The document covers a huge swathe of reforms, all of which are critical in improving the quality of social housing in the UK, however, the overarching theme throughout is resident satisfaction.
From providing transparency on how landlords are performing to having a good quality home and neighbourhood to live in, the resident is being put at the heart of reforms.
The importance of resident satisfaction isn’t new. For any consumer-facing business striving for excellence, customer experience is a critical part of management and operational strategy and housing is no different.
For some time, social housing providers have been working to improve the experience of residents, but this will now take on a new level of urgency as residents are given greater ability to hold landlords to account. With the government mooting greater consumer regulation and a new access to information scheme for social housing residents, the performance of registered providers may soon be under greater scrutiny than ever before.
To achieve the level of service deserved by residents, landlords will need to make some changes. Efficient repairs and maintenance, robust compliance processes and tailoring services to residents’ needs are just some of the areas housing providers will need to improve.
However, these are complex. Local authorities and social housing providers are, for the most part, using a multitude of systems, with data fragmented and trust in its power low. Without the ability to bring everything together, the efficiency of their operations is going to remain low.
With demands increasing, the industry needs to get better at utilising data, intelligence, and digital solutions in order to not only improve processes but to strengthen their relationships with residents. Take, for example, a situation where a tenant’s boiler stops working properly in the middle of winter.
Under the current process, the tenant will have to raise the issue with their housing association, who will then raise a job with their preferred contractor.
This repair then needs to be arranged and scheduled and communicated to the tenant. This typically takes 13 days. That’s almost two weeks a resident is without hot water - not accounting for any repeat visits for parts or other complications. You can easily see how relations with the tenant can be quickly soured.
The laborious process is both unnecessary and inefficient.
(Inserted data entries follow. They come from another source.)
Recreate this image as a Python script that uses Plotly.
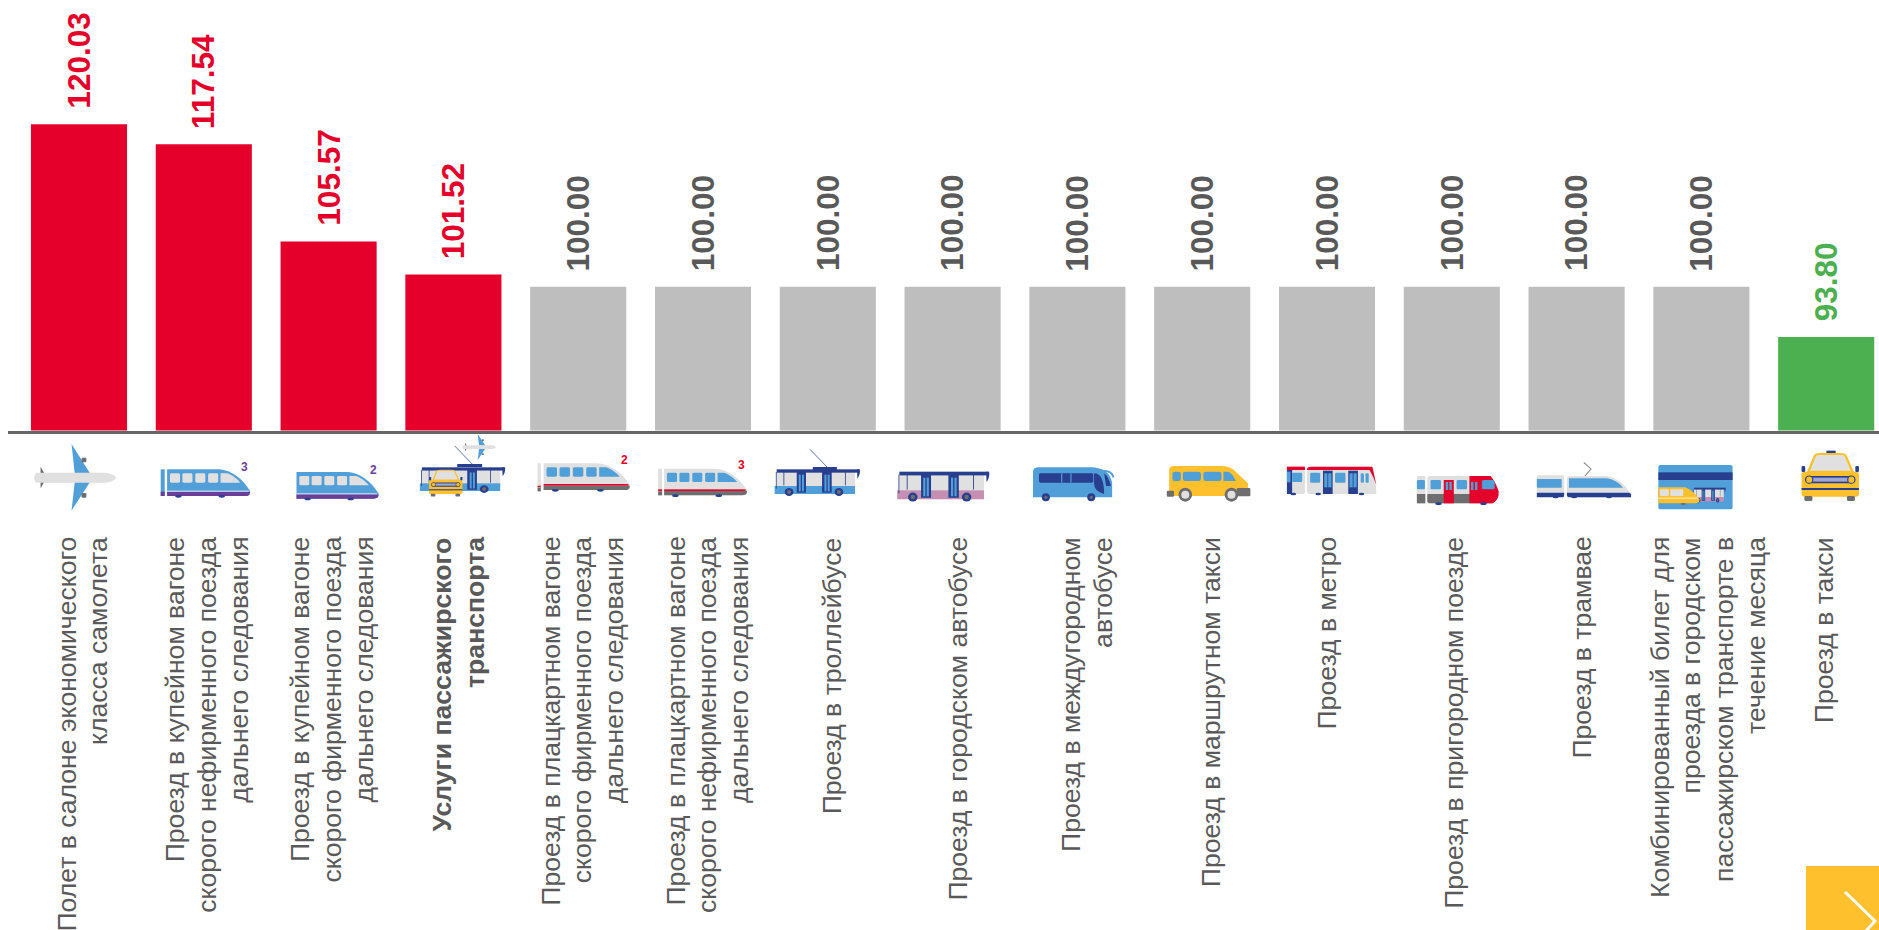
import base64
import plotly.graph_objects as go

W, H = 1879, 930

# ---- data -------------------------------------------------------------
categories = [
    "Полет в салоне экономического<br>класса самолета",
    "Проезд в купейном вагоне<br>скорого нефирменного поезда<br>дальнего следования",
    "Проезд в купейном вагоне<br>скорого фирменного поезда<br>дальнего следования",
    "Услуги пассажирского<br>транспорта",
    "Проезд в плацкартном вагоне<br>скорого фирменного поезда<br>дальнего следования",
    "Проезд в плацкартном вагоне<br>скорого нефирменного поезда<br>дальнего следования",
    "Проезд в троллейбусе",
    "Проезд в городском автобусе",
    "Проезд в междугородном<br>автобусе",
    "Проезд в маршрутном такси",
    "Проезд в метро",
    "Проезд в пригородном поезде",
    "Проезд в трамвае",
    "Комбинированный билет для<br>проезда в городском<br>пассажирском транспорте в<br>течение месяца",
    "Проезд в такси",
]
values = [120.03, 117.54, 105.57, 101.52, 100.00, 100.00, 100.00, 100.00,
          100.00, 100.00, 100.00, 100.00, 100.00, 100.00, 93.80]
bold_categories = ["Услуги пассажирского<br>транспорта"]

RED, GREY, GREEN = "#E4002B", "#BEBEBE", "#4CAF50"
TXT = "#595959"
FONT = "Liberation Sans"

# small horizontal nudges of each label block, px
LABEL_NUDGE = (0, 0, 0, 2, 1, 1, 1, 2, 6, 6, -4, -1, 2, 3, -5)


def bar_colour(v):
    return RED if v > 100 else GREEN if v < 100 else GREY


def text_colour(v):
    return RED if v > 100 else "#4CAF50" if v < 100 else TXT


# ---- decorative icons (SVG pictograms, in zoom-strip coordinates) ------
BLUE, NAVY, PUR, LG, DG, YEL, PINK = ("#519FD9", "#273F8E", "#6B3F97", "#E0E0E0",
                                      "#6E6E6E", "#FEC02D", "#C48FB3")


def R(x, y, w, h, c, r=0):
    return f'<rect x="{x}" y="{y}" width="{w}" height="{h}" fill="{c}" rx="{r}" ry="{r}"/>'


def E(cx, cy, rx, ry, c, extra=""):
    return f'<ellipse cx="{cx}" cy="{cy}" rx="{rx}" ry="{ry}" fill="{c}" {extra}/>'


def P(d, c, extra=""):
    return f'<path d="{d}" fill="{c}" {extra}/>'


def G(dx, dy, sx, sy, body):
    return f'<g transform="translate({dx},{dy}) scale({sx},{sy})">{body}</g>'


def plane():
    return (P("M178,72 L224,160 L186,160 Z", BLUE) + P("M186,186 L224,186 L178,272 Z", BLUE)
            + R(203, 113, 12, 14, DG, 3) + R(203, 219, 12, 14, DG, 3)
            + P("M101,140 L113,165 L113,180 L101,205 Z", DG)
            + P("M90,158 H262 Q280,160 290,173 Q280,186 262,188 H90 Q80,173 90,158 Z", LG))


def train(body, win, stripe, bottom, wheel, stripe_h=5):
    # local box: 206 x 80
    s = P("M0,0 H130 Q175,6 206,64 V70 Q206,80 194,80 H0 Z", body)
    s += P("M0,67 H206 V70 Q206,80 194,80 H0 Z", bottom)
    if stripe:
        s += R(0, 67 - stripe_h, 203, stripe_h, stripe)
    for x in (7, 38, 70, 102):
        s += R(x, 12, 25, 28, win, 4)
    s += P("M133,12 H150 Q170,22 182,40 H133 Z", win)
    s += E(28, 81, 8, 4, wheel) + E(136, 81, 8, 4, wheel)
    return s


def bus(lower, wheel_r=1.0):
    # local box: 0..212 x, 0..80 y
    s = R(5, 8, 195, 50, LG) + R(0, 50, 200, 24, lower)
    s += R(5, 0, 205, 10, NAVY)
    s += R(55, 8, 23, 62, NAVY) + R(118, 8, 24, 62, NAVY)
    s += R(60, 16, 5, 50, BLUE) + R(68, 16, 5, 50, BLUE) + R(124, 16, 5, 50, BLUE) + R(132, 16, 5, 50, BLUE)
    s += R(3, 8, 2, 50, NAVY) + R(22, 8, 2, 40, NAVY) + R(175, 8, 2, 40, NAVY)
    s += E(36, 68, 11 * wheel_r, 12 * wheel_r, NAVY) + E(36, 68, 5, 6, DG)
    s += E(160, 68, 11 * wheel_r, 12 * wheel_r, NAVY) + E(160, 68, 5, 6, DG)
    s += P("M205,0 H212 Q214,14 206,28 Z", NAVY)
    return s


def trolley():
    s = f'<line x1="88" y1="-60" x2="132" y2="-5" stroke="{NAVY}" stroke-width="2"/>'
    s += R(95, -7, 60, 9, NAVY) + G(0, 0, 1, 1, bus(BLUE))
    return s


def taxi():
    # local box: 0..143, 0..150
    s = R(62, 0, 23, 13, NAVY)
    s += P("M17,63 L33,16 Q35,10 45,10 H98 Q108,10 110,16 L127,63 Z", LG, f'stroke="{YEL}" stroke-width="6"')
    s += R(0, 63, 143, 75, YEL, 8) + R(0, 46, 9, 18, NAVY, 3) + R(134, 46, 9, 18, NAVY, 3)
    s += R(10, 76, 123, 22, NAVY, 9) + R(24, 81, 95, 12, "#9FA8D0")
    s += E(19, 87, 9, 11, YEL, f'stroke="{NAVY}" stroke-width="3"') + E(124, 87, 9, 11, YEL, f'stroke="{NAVY}" stroke-width="3"')
    s += R(0, 112, 143, 6, NAVY)
    s += R(7, 136, 20, 15, DG, 4) + R(113, 136, 20, 15, DG, 4)
    return s


def strip1():
    s = plane()
    s += R(400, 148, 10, 80, BLUE) + R(400, 215, 10, 13, PUR)
    s += G(416, 148, 1, 1, train(BLUE, LG, "#E8E8F5", PUR, NAVY, 3))
    s += G(738, 156, 0.99, 1, train(BLUE, LG, "#E8E8F5", PUR, NAVY, 3))
    # combined icon
    s += G(1045, 142, 1, 0.96, bus(BLUE))
    s += f'<line x1="1132" y1="78" x2="1175" y2="132" stroke="{NAVY}" stroke-width="2"/>'
    s += R(1138, 132, 62, 9, NAVY)
    s += G(1116, 14, 0.41, 0.39, plane())
    s += G(1068, 145, 0.58, 0.56, taxi())
    # red train 2
    s += R(1338, 130, 8, 84, LG) + R(1338, 197, 8, 5, RED) + R(1338, 203, 8, 11, DG)
    s += G(1353, 130, 1.04, 1.0, train(LG, BLUE, RED, DG, NAVY))
    return s


def strip2():
    s = R(70, 146, 10, 80, LG) + R(70, 208, 10, 5, RED) + R(70, 214, 10, 12, DG)
    s += G(85, 146, 1, 1, train(LG, BLUE, RED, DG, NAVY))
    s += G(360, 148, 1, 1, trolley())
    s += G(665, 155, 1.08, 1.12, bus(PINK))
    # coach
    s += P("M1003,155 Q1003,142 1018,142 H1150 Q1195,145 1200,190 V232 H1003 Z", BLUE)
    s += R(1018, 160, 135, 28, NAVY, 4) + R(1073, 160, 3, 28, BLUE) + R(1096, 160, 3, 28, BLUE)
    s += P("M1155,160 Q1180,160 1180,222 Q1155,215 1155,190 Z", NAVY) + P("M1180,160 Q1192,172 1197,198 H1185 Z", NAVY)
    s += f'<path d="M1170,152 Q1200,150 1203,172" fill="none" stroke="{BLUE}" stroke-width="5"/>'
    s += E(1035, 232, 10, 12, NAVY) + E(1035, 232, 4, 5, DG) + E(1148, 232, 10, 12, NAVY) + E(1148, 232, 4, 5, DG)
    # minivan
    s += P("M1342,150 Q1342,138 1355,138 H1475 Q1495,138 1510,158 L1538,190 V228 H1342 Z", YEL)
    s += R(1350, 155, 21, 28, BLUE, 6) + R(1376, 155, 45, 28, BLUE, 6) + R(1427, 155, 45, 28, BLUE, 6)
    s += P("M1477,155 H1490 Q1502,165 1508,183 H1477 Z", BLUE)
    s += R(1336, 212, 18, 18, DG, 3) + R(1510, 204, 34, 25, DG, 3)
    for cx in (1382, 1497):
        s += E(cx, 224, 17, 21, DG) + E(cx, 224, 10, 12, LG)
    return s


def strip3():
    # metro
    s = R(92, 140, 45, 82, LG, 5) + R(92, 140, 45, 10, RED) + R(92, 150, 13, 72, NAVY) + R(92, 155, 9, 32, BLUE)
    s += R(105, 158, 25, 28, BLUE, 3)
    s += P("M142,148 Q142,140 152,140 H305 Q312,155 315,222 H150 Q142,222 142,214 Z", LG)
    s += P("M142,148 Q142,140 152,140 H305 L315,195 Q308,170 298,150 H142 Z", RED)
    s += R(150, 158, 25, 30, BLUE, 3) + R(212, 158, 26, 30, BLUE, 3)
    for x in (182, 245):
        s += R(x, 152, 24, 70, NAVY) + R(x + 3, 160, 8, 42, BLUE) + R(x + 13, 160, 8, 42, BLUE)
    s += R(276, 160, 8, 28, BLUE, 3) + R(288, 160, 8, 28, BLUE, 3)
    for cx in (108, 170, 278):
        s += E(cx, 222, 7, 4, NAVY)
    # suburban train
    s += R(416, 168, 21, 82, LG, 3) + R(416, 222, 21, 28, DG) + R(416, 180, 20, 28, BLUE, 3)
    s += P("M442,176 Q442,168 450,168 H590 L615,195 L620,215 Q620,240 605,250 H450 Q442,250 442,242 Z", LG)
    s += P("M442,222 H620 Q618,240 605,250 H450 Q442,250 442,242 Z", DG)
    s += P("M547,168 H600 Q612,185 620,215 Q620,240 605,250 H547 Z", RED)
    s += R(483, 180, 25, 70, RED) + R(488, 186, 6, 24, BLUE) + R(497, 186, 6, 24, BLUE)
    s += R(450, 180, 26, 28, BLUE, 3) + R(515, 180, 26, 28, BLUE, 3)
    s += R(551, 186, 6, 24, BLUE) + R(561, 186, 6, 24, BLUE) + R(578, 180, 32, 28, BLUE, 5)
    s += E(470, 251, 8, 4, NAVY) + E(582, 251, 8, 4, NAVY)
    # tram
    s += R(715, 166, 68, 65, LG, 4) + R(715, 177, 62, 26, BLUE, 2) + P("M715,218 H783 V228 Q783,232 778,232 H715 Z", NAVY)
    s += P("M790,176 Q790,168 798,168 H890 Q925,175 950,222 V232 H798 Q790,232 790,224 Z", LG)
    s += P("M795,175 H890 Q915,180 930,203 H795 Z", BLUE)
    s += P("M790,218 H945 L950,222 V232 H798 Q790,232 790,224 Z", NAVY)
    s += f'<path d="M832,127 L850,147 L835,168" fill="none" stroke="#8C8C8C" stroke-width="3"/>'
    for cx in (762, 808, 895):
        s += E(cx, 232, 7, 3, NAVY)
    # travel card
    s += R(1018, 135, 185, 133, BLUE, 5) + R(1018, 157, 185, 23, NAVY)
    s += G(1105, 203, 0.38, 0.56, bus(PINK))
    s += P("M1018,202 H1085 Q1105,212 1120,238 V244 Q1118,250 1105,250 H1018 Z", YEL)
    s += R(1022, 208, 22, 20, LG, 3) + R(1048, 208, 32, 20, LG, 3)
    s += R(1018, 233, 100, 3, "#F5F0D0") + E(1080, 252, 7, 3, DG)
    # taxi
    s += G(1375, 92, 1, 1, taxi())
    return s


def svg_image(body):
    svg = (f'<svg xmlns="http://www.w3.org/2000/svg" width="1568" height="300" viewBox="0 0 1568 300" '
           f'preserveAspectRatio="none">{body}</svg>')
    return "data:image/svg+xml;base64," + base64.b64encode(svg.encode()).decode()


def px(x):
    return x / W


def py(y):
    return 1 - y / H


images = [
    dict(source=svg_image(body), xref="paper", yref="paper", x=px(x0), y=py(420),
         sizex=w / W, sizey=100 / H, sizing="stretch", xanchor="left", yanchor="top", layer="above")
    for body, x0, w in ((strip1(), 0, 630), (strip2(), 630, 630), (strip3(), 1250, 629))
]

# ---- figure -------------------------------------------------------------
x_keys = [c.replace("<br>", " ") for c in categories]
fig = go.Figure(go.Bar(
    x=x_keys, y=values, width=0.77,
    marker=dict(color=[bar_colour(v) for v in values], line_width=0),
    hoverinfo="x+y",
))

annotations = []
LINE_GAP = 32
for key, cat, v, nudge in zip(x_keys, categories, values, LABEL_NUDGE):
    annotations.append(dict(
        x=key, y=v, xref="x", yref="y", text=f"{v:.2f}", showarrow=False, textangle=-90,
        xanchor="center", yanchor="bottom", yshift=13.5,
        font=dict(family=FONT, size=31.5, color=text_colour(v), weight="bold"),
    ))
    lines = cat.split("<br>")
    is_bold = cat in bold_categories
    for i, line in enumerate(lines):
        annotations.append(dict(
            x=key, y=py(535), xref="x", yref="paper", text=line, showarrow=False, textangle=-90,
            xanchor="center", yanchor="top",
            xshift=(i - (len(lines) - 1) / 2) * LINE_GAP + 3 + nudge,
            font=dict(family=FONT, size=26.6, color=TXT, weight="bold" if is_bold else "normal"),
        ))

# small car-class digits beside the train icons
for txt, col, x, y in (("3", PUR, 244, 467), ("2", PUR, 373, 470),
                       ("2", RED, 624, 460), ("3", RED, 741, 465)):
    annotations.append(dict(x=px(x), y=py(y), xref="paper", yref="paper", text=txt, showarrow=False,
                            font=dict(family=FONT, size=12, color=col, weight="bold"),
                            xanchor="center", yanchor="middle"))

shapes = [
    dict(type="rect", xref="paper", yref="paper", x0=px(1806), x1=1, y0=py(866), y1=0,
         fillcolor=YEL, line_width=0),
    dict(type="path", xref="paper", yref="paper",
         path=f"M{px(1845)},{py(892)} L{px(1875)},{py(921)} L{px(1865)},{py(932)}",
         line=dict(color="white", width=3)),
]

PX_PER_UNIT = 8.12
BASE = 82.3
AXIS_Y = 430.5
fig.update_layout(
    width=W, height=H, autosize=False, margin=dict(l=0, r=0, t=0, b=0),
    paper_bgcolor="white", plot_bgcolor="white", showlegend=False,
    xaxis=dict(domain=[px(8), 1], range=[(8 - 79) / 124.8, (W - 79) / 124.8], type="category",
               categoryorder="array", categoryarray=x_keys, showticklabels=False, ticks="",
               showgrid=False, zeroline=False, showline=True, linecolor="#666666", linewidth=3),
    yaxis=dict(domain=[py(AXIS_Y), 1], range=[BASE, BASE + AXIS_Y / PX_PER_UNIT], visible=False,
               showgrid=False, zeroline=False),
    annotations=annotations, shapes=shapes, images=images,
)

fig.write_html("out.html", config=dict(displayModeBar=False),
               post_script="document.body.style.margin='0';document.body.style.overflow='hidden';")
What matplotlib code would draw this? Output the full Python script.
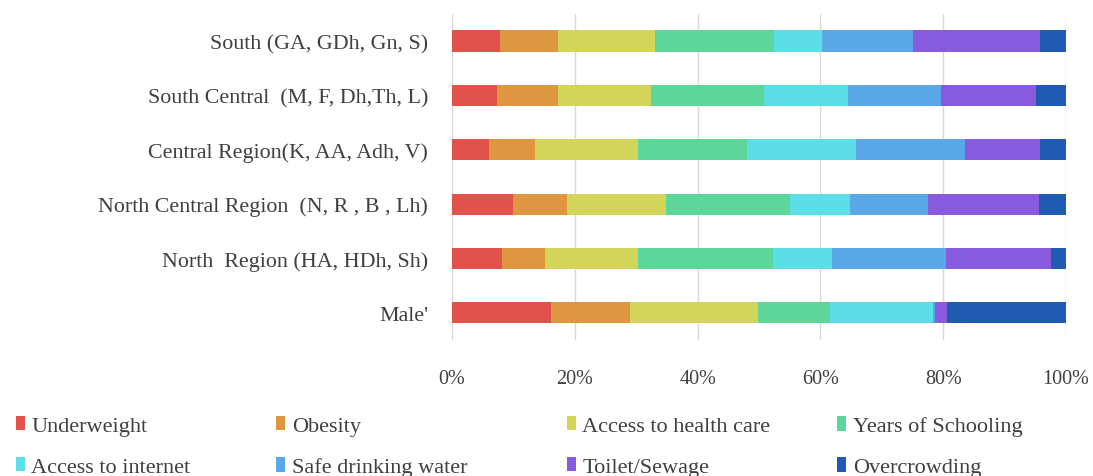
import numpy as np
import matplotlib
matplotlib.use("Agg")
import matplotlib.pyplot as plt
from matplotlib.patches import Patch

plt.rcParams['font.family'] = ['Liberation Serif', 'DejaVu Serif']

# regions, top to bottom
regions = [
    "South (GA, GDh, Gn, S)",
    "South Central  (M, F, Dh,Th, L)",
    "Central Region(K, AA, Adh, V)",
    "North Central Region  (N, R , B , Lh)",
    "North  Region (HA, HDh, Sh)",
    "Male'",
]

# share of each indicator (%), same order as regions
underweight    = [7.8, 7.3, 6.0, 10.0, 8.1, 16.1]
obesity        = [9.5, 10.0, 7.6, 8.7, 7.1, 12.9]
health_care    = [15.8, 15.1, 16.7, 16.1, 15.1, 20.9]
schooling      = [19.4, 18.4, 17.7, 20.2, 22.0, 11.6]
internet       = [7.8, 13.7, 17.8, 9.8, 9.6, 16.9]
drinking_water = [14.8, 15.1, 17.7, 12.7, 18.5, 0.3]
toilet         = [20.7, 15.5, 12.3, 18.1, 17.1, 1.9]
overcrowding   = [4.2, 4.9, 4.2, 4.4, 2.5, 19.4]

series = [
    ("Underweight", underweight, "#E0524A"),
    ("Obesity", obesity, "#DE9641"),
    ("Access to health care", health_care, "#D3D55B"),
    ("Years of Schooling", schooling, "#5CD699"),
    ("Access to internet", internet, "#5BDEE6"),
    ("Safe drinking water", drinking_water, "#5AA8E8"),
    ("Toilet/Sewage", toilet, "#885ADE"),
    ("Overcrowding", overcrowding, "#1F5AB3"),
]

text_col = "#404040"

fig = plt.figure(figsize=(10.93, 4.77), dpi=100)
ax = fig.add_axes([0.4135, 0.285, 0.5618, 0.684])

y = np.arange(len(regions))
left = np.zeros(len(regions))
for name, vals, col in series:
    vals = np.array(vals)
    ax.barh(y, vals, left=left, height=0.39, color=col, label=name, zorder=3)
    left += vals

ax.set_xlim(0, 100)
ax.set_ylim(-0.5, len(regions) - 0.5)
ax.invert_yaxis()
ax.set_yticks(y)
ax.set_yticklabels(regions, fontsize=15.8, color=text_col)
ax.set_xticks(np.arange(0, 101, 20))
ax.set_xticklabels([f"{v}%" for v in range(0, 101, 20)], fontsize=14.5, color=text_col)
ax.tick_params(axis='y', length=0, pad=17)
ax.tick_params(axis='x', length=0, pad=21)
ax.grid(axis='x', color="#D9D9D9", linewidth=1, zorder=0)
for s in ax.spines.values():
    s.set_visible(False)

# legend: 4 columns of 2 entries each
col_x = [0.0144, 0.2526, 0.5187, 0.7662]
for i, cx in enumerate(col_x):
    entries = [series[i], series[i + 4]]
    handles = [Patch(facecolor=c, edgecolor='none') for _, _, c in entries]
    labels = [n for n, _, _ in entries]
    leg = fig.legend(handles, labels, loc='upper left', bbox_to_anchor=(cx, 0.125),
                     frameon=False, fontsize=16, handlelength=0.4, handleheight=0.6,
                     handletextpad=0.3, labelspacing=0.95, borderpad=0, borderaxespad=0)
    for t in leg.get_texts():
        t.set_color(text_col)

fig.savefig("out.png", dpi=100)
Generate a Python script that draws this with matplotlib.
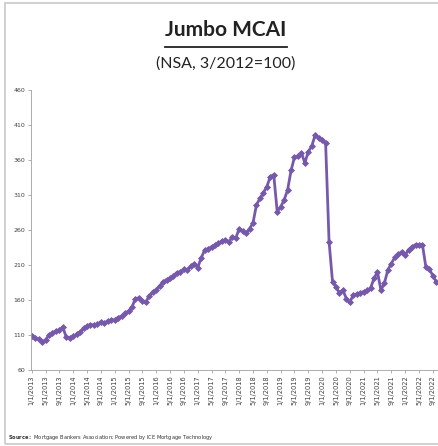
import matplotlib
matplotlib.use("Agg")
import matplotlib.pyplot as plt
from matplotlib.lines import Line2D
from matplotlib.patches import Rectangle
import numpy as np

# Jumbo MCAI, monthly, Jan 2013 .. Oct 2022
jumbo = [108, 106, 104, 100, 103, 110, 113, 116, 117, 121, 107, 106,
         108, 111, 114, 120, 123, 125, 124, 126, 128, 127, 130, 131,
         132, 135, 137, 141, 144, 150, 162, 163, 159, 157, 166, 171,
         175, 180, 186, 189, 191, 195, 199, 200, 204, 203, 208, 212,
         206, 220, 231, 233, 236, 238, 241, 244, 246, 243, 250, 248,
         262, 258, 255, 262, 270, 296, 305, 313, 322, 336, 339, 286,
         293, 303, 317, 345, 364, 366, 370, 356, 372, 380, 396, 391,
         389, 384, 243, 186, 179, 170, 174, 162, 157, 167, 168, 170,
         172, 174, 177, 191, 200, 174, 184, 203, 212, 221, 225, 229,
         224, 232, 236, 239, 238, 239, 207, 204, 195, 186]

tick_labels = [f"{mo}/1/{yr}" for yr in range(2013, 2023) for mo in (1, 5, 9)]
y_ticks = list(range(60, 461, 50))

W, H = 439, 446
fig = plt.figure(figsize=(W / 100, H / 100), dpi=100)
fig.patch.set_facecolor("white")

# chart border
fig.add_artist(Rectangle((5 / W, 2 / H), (W - 4) / W, (H - 5) / H,
                         transform=fig.transFigure, fill=False,
                         edgecolor="#c8c8c8", linewidth=1.2))

ax = fig.add_axes([31 / W, (H - 370) / H, (438 - 31) / W, 280 / H])
x = np.arange(len(jumbo))
ax.plot(x, jumbo, color="#7659ab", linewidth=2.0, marker="D",
        markersize=3.0, markeredgewidth=0.6)

ax.set_ylim(60, 460)
ax.set_xlim(-0.2, 117.5)
ax.set_yticks(y_ticks)
ax.set_yticklabels([str(v) for v in y_ticks], fontsize=4.5, color="#404040")
ax.set_xticks(np.arange(0, 117, 4))
ax.set_xticklabels(tick_labels, rotation=90, fontsize=4.8, color="#404040")
ax.tick_params(axis="both", length=2, width=0.5, color="#909090", pad=2)
for s in ("top", "right"):
    ax.spines[s].set_visible(False)
ax.spines["left"].set_color("#a0a0a0")
ax.spines["bottom"].set_color("#a0a0a0")
ax.spines["left"].set_linewidth(0.6)
ax.spines["bottom"].set_linewidth(0.6)

title = fig.text(226 / W, 1 - 30 / H, "Jumbo MCAI", ha="center", va="center",
                 fontsize=15, fontweight="bold", family="Lato", color="#222222")
fig.text(226 / W, 1 - 64 / H, "(NSA, 3/2012=100)", ha="center", va="center",
         fontsize=11.5, family="Lato", color="#222222")

fig.text(8 / W, 1 - 438 / H, r"$\bf{Source:}$ Mortgage Bankers Association; Powered by ICE Mortgage Technology",
         ha="left", va="center", fontsize=3.7, color="#333333")

# underline the title
fig.canvas.draw()
bb = title.get_window_extent().transformed(fig.transFigure.inverted())
uy = 1 - 47 / H
fig.add_artist(Line2D([bb.x0, bb.x1], [uy, uy], transform=fig.transFigure,
                      color="#222222", linewidth=1.3))

fig.savefig("out.png", dpi=100)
Instead, technology could speed up the whole process by giving both residents and housing authorities the functionality of easily raising jobs, scheduling and classifying them using pictures and allowing jobs to be allocated to local contractors who have time in their schedules immediately.
Not only does this reduce erroneous and repetitive tasks and communications, but it also speeds the process up immeasurably.
This drives up trust in the repairs management, and ultimately improves tenant satisfaction - hot water in two days, not two weeks - it also creates invaluable data with insights into everything from the most common repairs, to the average response times, job fulfillment and much more.
This then gives the housing provider the information it needs to manage by exception and continuously improve its own operations.
We need to see wholesale digitisation in the social housing market, as we know incremental changes have resulted in multi-system solutions which are not scalable.
With the right technology in place, landlords will be better able to manage their estates and substantially improve tenant satisfaction - and see cost savings too. Ultimately, it will make housing work better for everyone.